Charts and diagrams as code
—————
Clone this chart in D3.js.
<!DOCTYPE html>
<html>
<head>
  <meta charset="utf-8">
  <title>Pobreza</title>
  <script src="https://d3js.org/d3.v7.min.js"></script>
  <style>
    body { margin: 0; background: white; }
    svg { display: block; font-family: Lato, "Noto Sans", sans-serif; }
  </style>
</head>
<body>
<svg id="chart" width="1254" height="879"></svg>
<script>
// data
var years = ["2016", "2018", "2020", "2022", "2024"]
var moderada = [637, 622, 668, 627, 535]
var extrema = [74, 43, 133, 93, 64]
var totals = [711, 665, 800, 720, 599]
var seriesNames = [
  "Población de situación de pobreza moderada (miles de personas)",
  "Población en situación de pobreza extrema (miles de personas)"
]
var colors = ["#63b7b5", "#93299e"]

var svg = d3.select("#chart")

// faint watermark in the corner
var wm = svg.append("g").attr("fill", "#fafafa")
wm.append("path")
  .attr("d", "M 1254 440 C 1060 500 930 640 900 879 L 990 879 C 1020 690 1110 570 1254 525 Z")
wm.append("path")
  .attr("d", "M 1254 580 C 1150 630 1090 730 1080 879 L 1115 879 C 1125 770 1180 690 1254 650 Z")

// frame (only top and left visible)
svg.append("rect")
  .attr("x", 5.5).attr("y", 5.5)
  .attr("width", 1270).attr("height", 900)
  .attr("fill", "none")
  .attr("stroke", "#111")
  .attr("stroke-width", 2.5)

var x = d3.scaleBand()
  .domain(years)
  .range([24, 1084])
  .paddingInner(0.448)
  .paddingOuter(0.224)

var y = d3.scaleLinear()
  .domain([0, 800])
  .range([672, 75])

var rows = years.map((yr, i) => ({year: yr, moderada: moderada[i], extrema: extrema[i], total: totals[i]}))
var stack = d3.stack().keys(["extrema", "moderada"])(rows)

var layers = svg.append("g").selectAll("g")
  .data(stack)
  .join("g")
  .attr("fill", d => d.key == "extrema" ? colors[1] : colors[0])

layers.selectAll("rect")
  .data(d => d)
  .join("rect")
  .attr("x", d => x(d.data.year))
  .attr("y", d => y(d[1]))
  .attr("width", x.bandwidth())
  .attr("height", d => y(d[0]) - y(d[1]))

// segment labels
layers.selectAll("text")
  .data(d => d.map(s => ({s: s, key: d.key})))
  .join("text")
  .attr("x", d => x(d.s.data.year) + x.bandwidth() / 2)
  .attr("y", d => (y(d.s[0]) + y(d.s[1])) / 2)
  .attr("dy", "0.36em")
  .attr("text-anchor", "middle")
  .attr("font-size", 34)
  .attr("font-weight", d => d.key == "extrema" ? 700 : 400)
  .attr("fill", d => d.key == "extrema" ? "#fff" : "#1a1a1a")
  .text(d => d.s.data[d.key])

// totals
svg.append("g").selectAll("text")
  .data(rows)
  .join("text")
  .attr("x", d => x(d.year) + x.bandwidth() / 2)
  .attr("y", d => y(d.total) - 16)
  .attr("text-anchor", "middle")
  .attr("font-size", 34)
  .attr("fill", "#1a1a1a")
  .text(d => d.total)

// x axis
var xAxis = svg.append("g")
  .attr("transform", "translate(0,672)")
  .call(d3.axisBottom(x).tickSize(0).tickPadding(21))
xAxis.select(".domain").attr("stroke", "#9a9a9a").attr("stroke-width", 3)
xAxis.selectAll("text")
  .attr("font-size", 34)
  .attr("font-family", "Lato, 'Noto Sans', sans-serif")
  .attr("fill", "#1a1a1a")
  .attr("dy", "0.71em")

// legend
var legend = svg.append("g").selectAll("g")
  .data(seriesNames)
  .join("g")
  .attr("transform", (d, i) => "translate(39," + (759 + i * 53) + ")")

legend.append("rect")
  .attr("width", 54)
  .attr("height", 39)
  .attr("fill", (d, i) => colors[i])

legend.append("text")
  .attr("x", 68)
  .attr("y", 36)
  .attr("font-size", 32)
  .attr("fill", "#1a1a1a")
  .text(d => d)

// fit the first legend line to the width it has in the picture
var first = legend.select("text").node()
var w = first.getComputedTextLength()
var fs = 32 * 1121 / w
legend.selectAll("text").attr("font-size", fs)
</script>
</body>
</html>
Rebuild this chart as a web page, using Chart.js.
—————
### Problem details
Show each line in the entries that holds the string "this".

### The output
Clone this chart in D3.js.
Rebuild this chart as a web page, using Chart.js.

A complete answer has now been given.